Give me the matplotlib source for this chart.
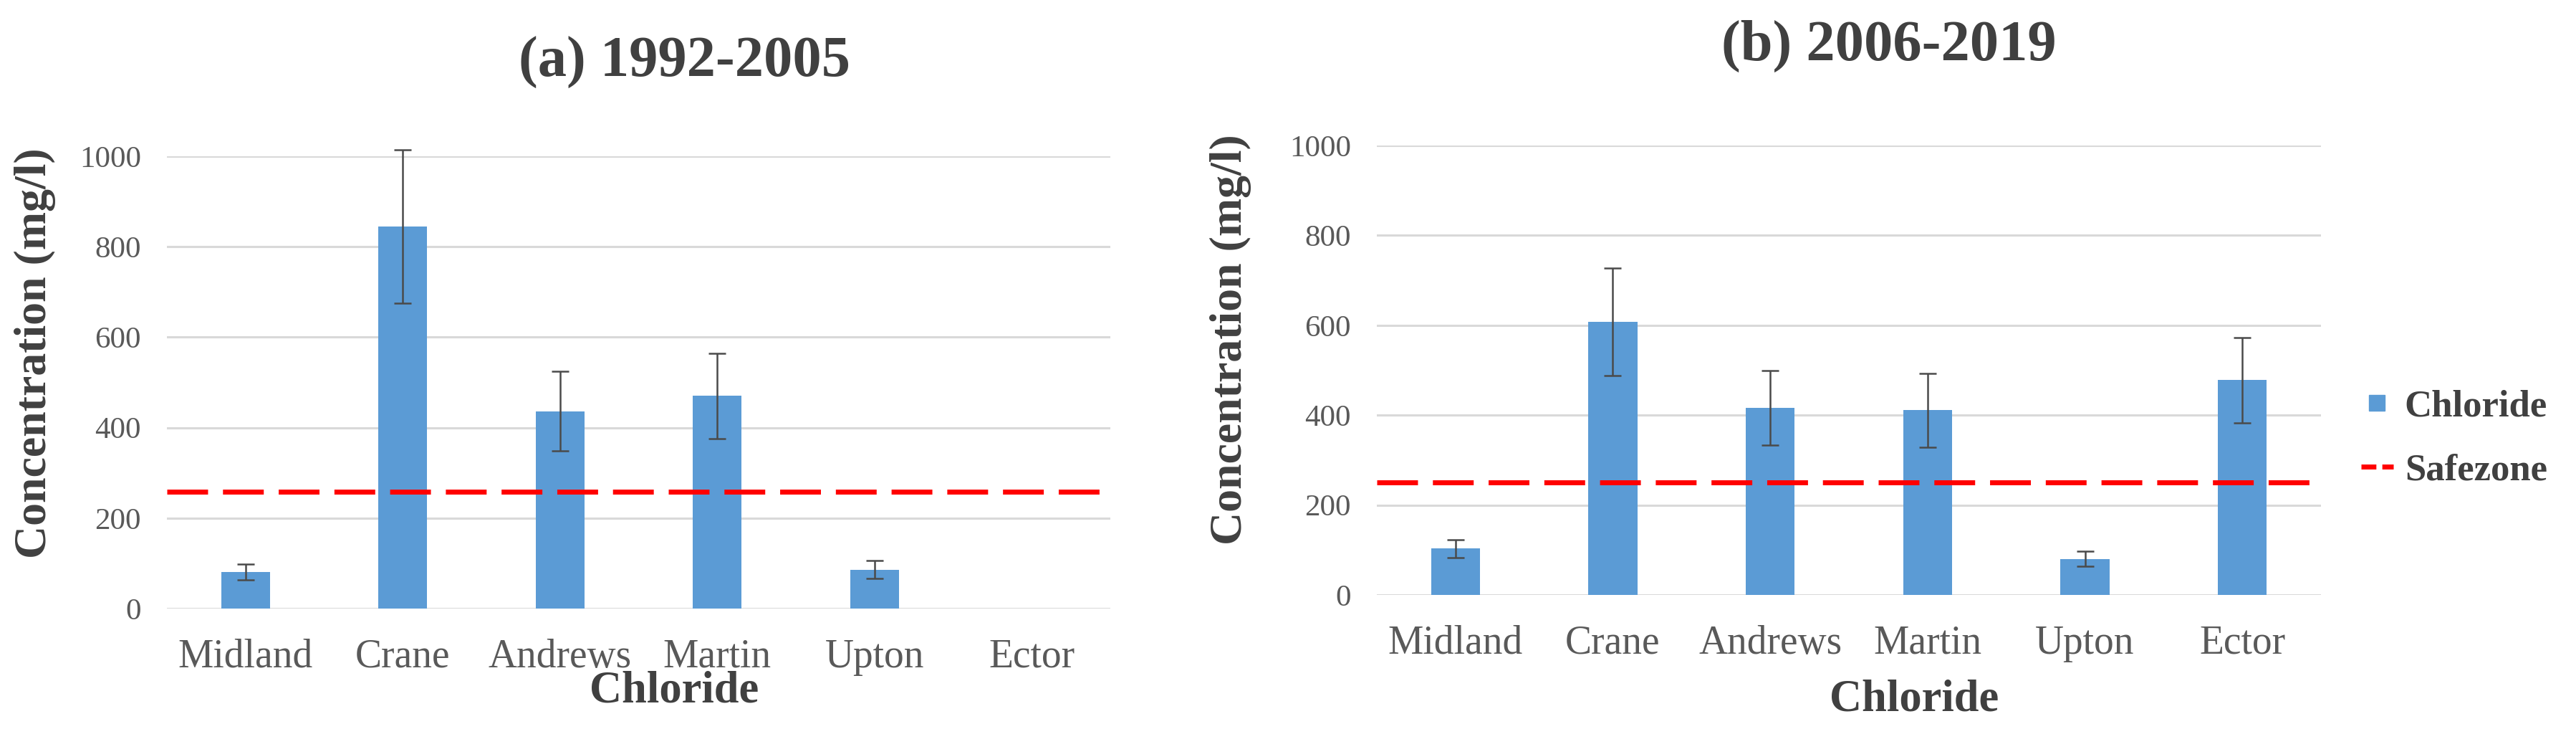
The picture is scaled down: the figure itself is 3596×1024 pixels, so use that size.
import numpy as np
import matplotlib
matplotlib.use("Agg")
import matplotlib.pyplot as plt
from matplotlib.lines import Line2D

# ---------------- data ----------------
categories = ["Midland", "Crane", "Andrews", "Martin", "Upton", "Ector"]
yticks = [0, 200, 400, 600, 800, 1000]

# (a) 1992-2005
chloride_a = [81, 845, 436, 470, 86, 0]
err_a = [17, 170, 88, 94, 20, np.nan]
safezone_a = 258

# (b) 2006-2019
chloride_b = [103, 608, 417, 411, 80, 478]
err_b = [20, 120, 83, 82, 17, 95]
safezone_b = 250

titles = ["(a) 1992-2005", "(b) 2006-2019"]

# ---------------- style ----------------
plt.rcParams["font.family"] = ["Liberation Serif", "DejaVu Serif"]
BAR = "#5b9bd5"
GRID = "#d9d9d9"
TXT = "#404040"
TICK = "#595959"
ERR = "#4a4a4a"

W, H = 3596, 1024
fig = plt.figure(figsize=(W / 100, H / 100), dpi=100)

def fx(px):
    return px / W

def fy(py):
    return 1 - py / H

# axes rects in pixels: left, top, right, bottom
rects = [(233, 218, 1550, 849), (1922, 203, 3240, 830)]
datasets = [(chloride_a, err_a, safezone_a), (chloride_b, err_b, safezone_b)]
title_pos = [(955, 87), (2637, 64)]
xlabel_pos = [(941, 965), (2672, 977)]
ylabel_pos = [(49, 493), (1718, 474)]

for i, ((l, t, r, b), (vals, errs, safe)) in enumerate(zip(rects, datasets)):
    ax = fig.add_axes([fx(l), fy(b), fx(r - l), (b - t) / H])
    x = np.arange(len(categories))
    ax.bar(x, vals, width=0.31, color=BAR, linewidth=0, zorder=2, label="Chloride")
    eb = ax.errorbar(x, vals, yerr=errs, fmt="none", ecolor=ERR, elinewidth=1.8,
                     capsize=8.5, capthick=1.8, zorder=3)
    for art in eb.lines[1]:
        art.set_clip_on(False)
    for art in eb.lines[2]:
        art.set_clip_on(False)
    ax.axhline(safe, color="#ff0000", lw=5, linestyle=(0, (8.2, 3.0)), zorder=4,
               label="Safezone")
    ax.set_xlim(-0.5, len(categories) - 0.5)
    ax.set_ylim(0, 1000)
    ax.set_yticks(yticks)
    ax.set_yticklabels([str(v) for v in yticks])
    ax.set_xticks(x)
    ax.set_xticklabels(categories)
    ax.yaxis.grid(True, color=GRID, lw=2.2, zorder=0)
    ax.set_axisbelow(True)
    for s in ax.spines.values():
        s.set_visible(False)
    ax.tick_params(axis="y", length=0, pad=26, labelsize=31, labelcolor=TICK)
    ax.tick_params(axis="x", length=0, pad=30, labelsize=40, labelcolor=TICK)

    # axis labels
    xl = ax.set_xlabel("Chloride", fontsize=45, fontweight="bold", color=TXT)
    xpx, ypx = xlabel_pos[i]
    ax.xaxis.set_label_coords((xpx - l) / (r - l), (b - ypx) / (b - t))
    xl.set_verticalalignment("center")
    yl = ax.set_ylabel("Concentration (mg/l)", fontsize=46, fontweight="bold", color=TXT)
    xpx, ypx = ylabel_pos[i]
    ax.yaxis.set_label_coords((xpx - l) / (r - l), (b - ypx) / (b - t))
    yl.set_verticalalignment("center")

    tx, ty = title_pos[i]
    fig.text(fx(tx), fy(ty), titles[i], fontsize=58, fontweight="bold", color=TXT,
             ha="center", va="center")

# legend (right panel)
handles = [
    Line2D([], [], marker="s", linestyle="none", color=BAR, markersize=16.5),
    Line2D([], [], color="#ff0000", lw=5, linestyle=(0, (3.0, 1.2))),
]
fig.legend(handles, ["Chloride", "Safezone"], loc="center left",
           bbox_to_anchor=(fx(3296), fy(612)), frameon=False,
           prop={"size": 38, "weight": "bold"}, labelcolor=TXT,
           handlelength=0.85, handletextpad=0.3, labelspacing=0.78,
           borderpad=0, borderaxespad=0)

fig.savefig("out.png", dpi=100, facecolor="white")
*-*-*
Exercise aim
Repeat the material above in full and exactly, omitting the pictures.

Response to this task
Give me the matplotlib source for this chart.
The picture is scaled down: the figure itself is 3596×1024 pixels, so use that size.
import numpy as np
import matplotlib
matplotlib.use("Agg")
import matplotlib.pyplot as plt
from matplotlib.lines import Line2D

# ---------------- data ----------------
categories = ["Midland", "Crane", "Andrews", "Martin", "Upton", "Ector"]
yticks = [0, 200, 400, 600, 800, 1000]

# (a) 1992-2005
chloride_a = [81, 845, 436, 470, 86, 0]
err_a = [17, 170, 88, 94, 20, np.nan]
safezone_a = 258

# (b) 2006-2019
chloride_b = [103, 608, 417, 411, 80, 478]
err_b = [20, 120, 83, 82, 17, 95]
safezone_b = 250

titles = ["(a) 1992-2005", "(b) 2006-2019"]

# ---------------- style ----------------
plt.rcParams["font.family"] = ["Liberation Serif", "DejaVu Serif"]
BAR = "#5b9bd5"
GRID = "#d9d9d9"
TXT = "#404040"
TICK = "#595959"
ERR = "#4a4a4a"

W, H = 3596, 1024
fig = plt.figure(figsize=(W / 100, H / 100), dpi=100)

def fx(px):
    return px / W

def fy(py):
    return 1 - py / H

# axes rects in pixels: left, top, right, bottom
rects = [(233, 218, 1550, 849), (1922, 203, 3240, 830)]
datasets = [(chloride_a, err_a, safezone_a), (chloride_b, err_b, safezone_b)]
title_pos = [(955, 87), (2637, 64)]
xlabel_pos = [(941, 965), (2672, 977)]
ylabel_pos = [(49, 493), (1718, 474)]

for i, ((l, t, r, b), (vals, errs, safe)) in enumerate(zip(rects, datasets)):
    ax = fig.add_axes([fx(l), fy(b), fx(r - l), (b - t) / H])
    x = np.arange(len(categories))
    ax.bar(x, vals, width=0.31, color=BAR, linewidth=0, zorder=2, label="Chloride")
    eb = ax.errorbar(x, vals, yerr=errs, fmt="none", ecolor=ERR, elinewidth=1.8,
                     capsize=8.5, capthick=1.8, zorder=3)
    for art in eb.lines[1]:
        art.set_clip_on(False)
    for art in eb.lines[2]:
        art.set_clip_on(False)
    ax.axhline(safe, color="#ff0000", lw=5, linestyle=(0, (8.2, 3.0)), zorder=4,
               label="Safezone")
    ax.set_xlim(-0.5, len(categories) - 0.5)
    ax.set_ylim(0, 1000)
    ax.set_yticks(yticks)
    ax.set_yticklabels([str(v) for v in yticks])
    ax.set_xticks(x)
    ax.set_xticklabels(categories)
    ax.yaxis.grid(True, color=GRID, lw=2.2, zorder=0)
    ax.set_axisbelow(True)
    for s in ax.spines.values():
        s.set_visible(False)
    ax.tick_params(axis="y", length=0, pad=26, labelsize=31, labelcolor=TICK)
    ax.tick_params(axis="x", length=0, pad=30, labelsize=40, labelcolor=TICK)

    # axis labels
    xl = ax.set_xlabel("Chloride", fontsize=45, fontweight="bold", color=TXT)
    xpx, ypx = xlabel_pos[i]
    ax.xaxis.set_label_coords((xpx - l) / (r - l), (b - ypx) / (b - t))
    xl.set_verticalalignment("center")
    yl = ax.set_ylabel("Concentration (mg/l)", fontsize=46, fontweight="bold", color=TXT)
    xpx, ypx = ylabel_pos[i]
    ax.yaxis.set_label_coords((xpx - l) / (r - l), (b - ypx) / (b - t))
    yl.set_verticalalignment("center")

    tx, ty = title_pos[i]
    fig.text(fx(tx), fy(ty), titles[i], fontsize=58, fontweight="bold", color=TXT,
             ha="center", va="center")

# legend (right panel)
handles = [
    Line2D([], [], marker="s", linestyle="none", color=BAR, markersize=16.5),
    Line2D([], [], color="#ff0000", lw=5, linestyle=(0, (3.0, 1.2))),
]
fig.legend(handles, ["Chloride", "Safezone"], loc="center left",
           bbox_to_anchor=(fx(3296), fy(612)), frameon=False,
           prop={"size": 38, "weight": "bold"}, labelcolor=TXT,
           handlelength=0.85, handletextpad=0.3, labelspacing=0.78,
           borderpad=0, borderaxespad=0)

fig.savefig("out.png", dpi=100, facecolor="white")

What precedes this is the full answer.